What I’m hoping to gain out of this topic is more insight into what this “scanning” is, and whether it’s something that can be skipped or changed in some way. I’m new to Pydio Cells, so I apologize if my questions are answered elsewhere, but I’m unsure where else to look, and I see no similar topics on the forum, nor issues on GitHub, or mentions in the documentation. I’m also hoping to fix another issue where it seems to occasionally “cancel” itself midway through (although I should probably put this in another topic, and I probably will after I sleep).

To show what I mean, this is on episode 19 of a show. I have been checking on it periodically to make sure it’s still working. Occasionally it fails, with the error message saying “context canceled,” even though I never canceled it. Luckily when I press Re-Synchronize, it seems to pick back up where it left off, but it’s still rather annoying to have to check on it every so often just to make sure it’s still working. All in all, I’ve probably been waiting 3 hours.

What version of Cells are you using?

Pydio Cells Home Edition 4.4.0 (02218f0a100cdc10c932e57c3bac9923bd799df1) linux/arm

What is the server OS? Database name/version??

OS: DietPi v9.2.1
Database: MariaDB Ver 15.1

What steps have you taken to resolve this issue already?

I have looked through the documentation to see what this could be.

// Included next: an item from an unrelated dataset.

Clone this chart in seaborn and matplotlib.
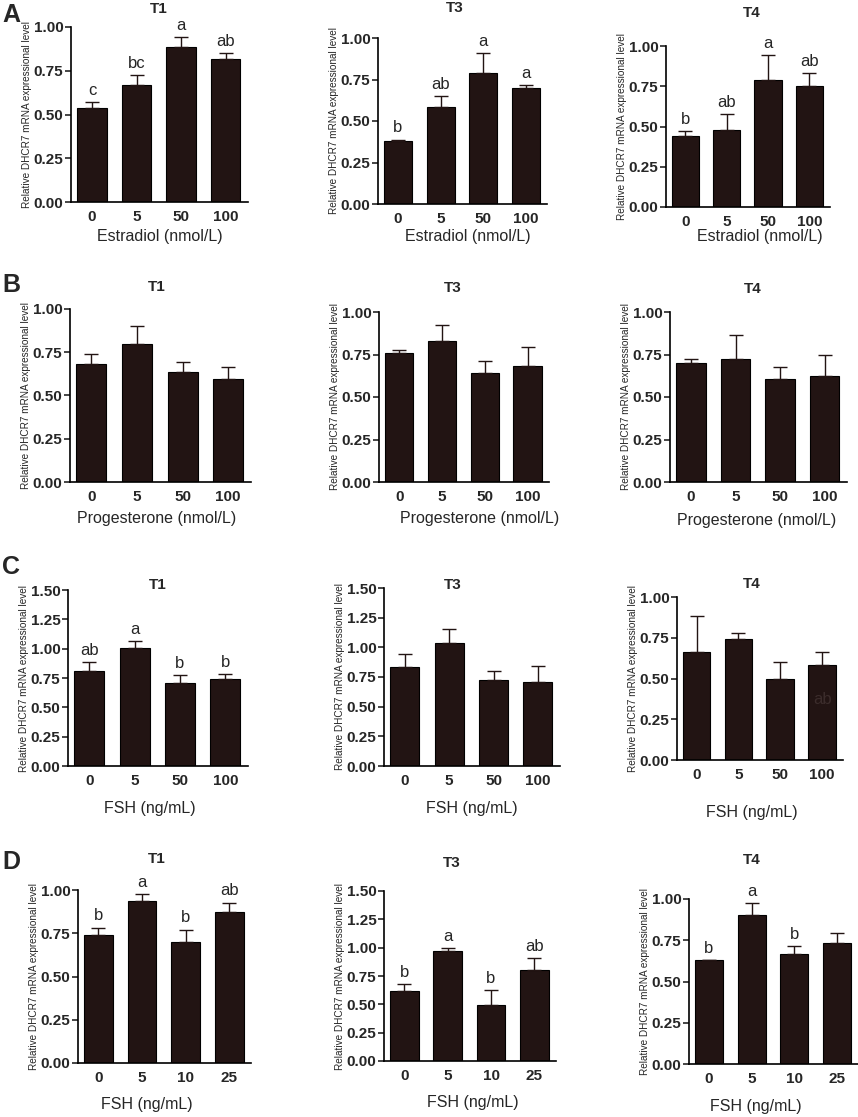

The only possibly relevant thing I can find in the documentation has to do with scanning for malware, but I am unsure whether that is the same thing.

Here’s an example of the “context cancelled” error. Nothing shows up in the log, so I just hit “Re-Sync.”

EDIT: I was wrong, I did end up finding it in the logs in the scheduler, but it didn’t provide much useful info: Error while running action actions.tree.cells-hash - context canceled

To make it short, the scanning operation computes a unique hash (signature) of each file required for further resync. It is requiring some CPU, and it’s parallelized on multiple CPUs… What’s your hardware for that? Anyway to provide more resource on your server ?
As for the “context canceled”, it has probably to be read as a timeout. The resync operation does have a default timeout to avoid being locked. So if scanning every video is super-long, this is not really surprising.

Makes sense. That said, a hash does show up even if it has not yet been scanned… I dunno.

Is it possible to lengthen the timeout? I am running it on a lower-end machine (a Pine H64), and this is my only issue I have with Cells itself.